Renaissance der Religion

Der letzte Tag einer spannenden Reise durch Moldawien steht noch einmal ganz im Zeichen von Religion und Klosterleben. In Richtung rumänischer Grenze liegt abseits der Hauptstraße das Kloster Capriana. Um die älteste Kirche des Landes aus den Anfängen des 15. Jahrhunderts entstand im Laufe der Zeit eine weitläufige Klosteranlage. Da wir unerlaubterweise einen Blick hinter die Ikonostase gewagt haben, verweigert uns der Pope die zugesagte Führung. Unser Fahrer springt ein und weist uns auf eine Besonderheit hin, nämlich die unterschiedliche Form der beiden Kirchtürme, der eine eckig/rumänisch, der andere rund/russisch, gleichsam als Versinnbildlichung der zerrissenen Landesgeschichte. Umso freundlicher gestaltet sich anschließend der Empfang in dem in einem riesigen Waldgebiet versteckten Nonnenkloster Hincu nahe am Fluss Pruth, der auf weite Strecken die Grenze zum Nachbarland Rumänien markiert.

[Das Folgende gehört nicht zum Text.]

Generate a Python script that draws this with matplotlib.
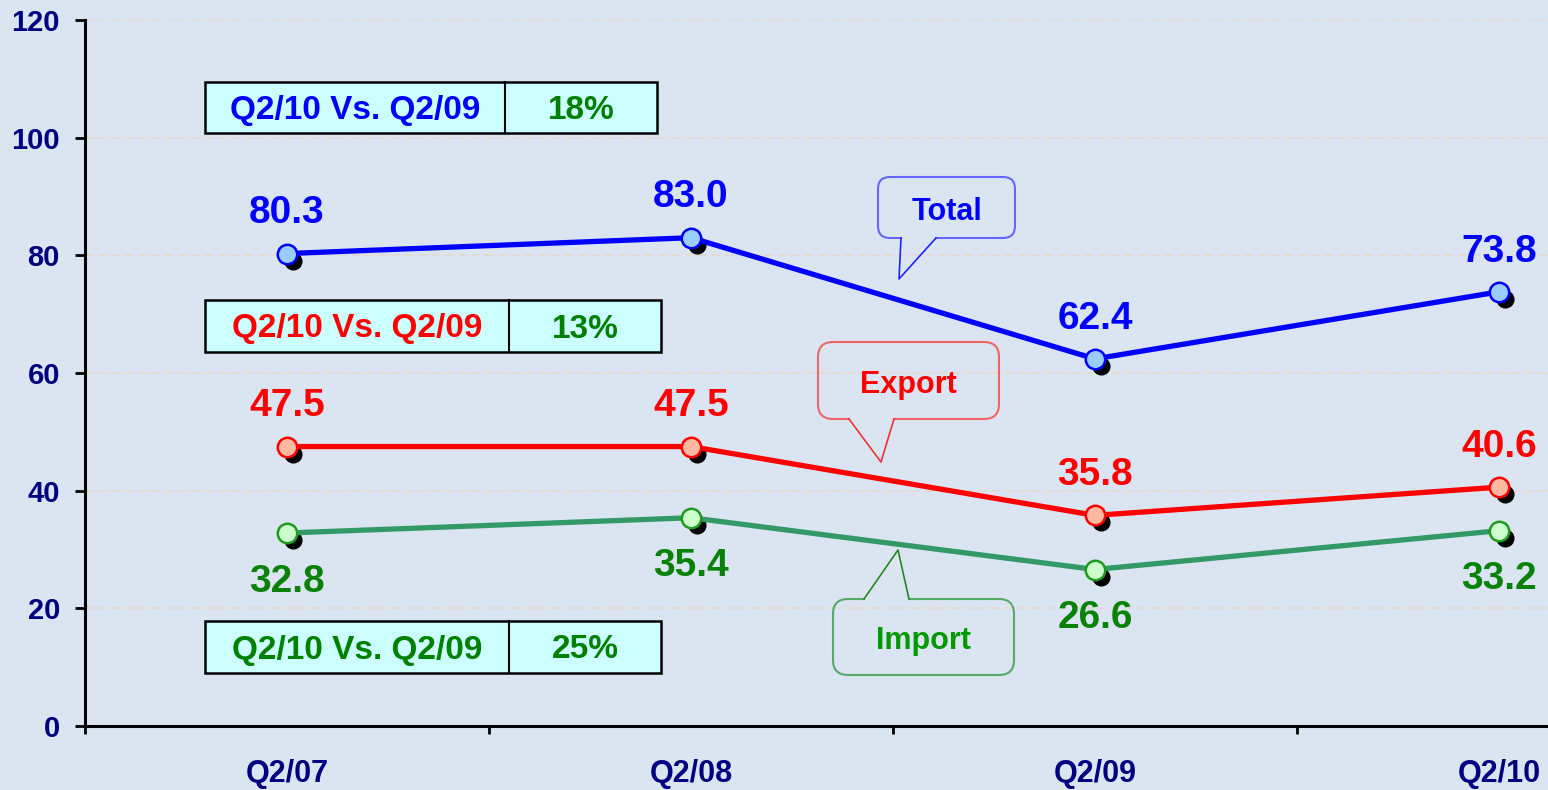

Nach seiner Gründung 1678 musste Hincu mehrmals Tatarenüberfälle erdulden und wurde erst 1784 wiederbelebt. Nochmals eine schwere Zeit waren die kommunistischen Jahre 1944 bis 1991.Wie so viele Kirchen und Klöster wurde auch Hincu zweckentfremdet und diente jahrzehntelang als Sanatorium für Tuberkulosekranke. Nach Rückübertragung in den Kirchenbesitz setzte eine rege Bau- und Renovierungsphase ein, die noch nicht abgeschlossen ist. Sichtbarstes Zeichen dafür ist der Neubau der überdimensionierten Kathedrale. Wir dürfen noch eine orthodoxe Hochzeit mitfeiern und zum Abschluss gewährt uns die Äbtissin in fließendem Französisch eine umfassende Führung durch den Klosterkomplex.
Mit neuen, so nicht erwarteten Eindrücken verlassen wir dieses sympathische Land am Rande Europas nach dem Motto: sei weise, reise (frei nach Wilhelm Busch).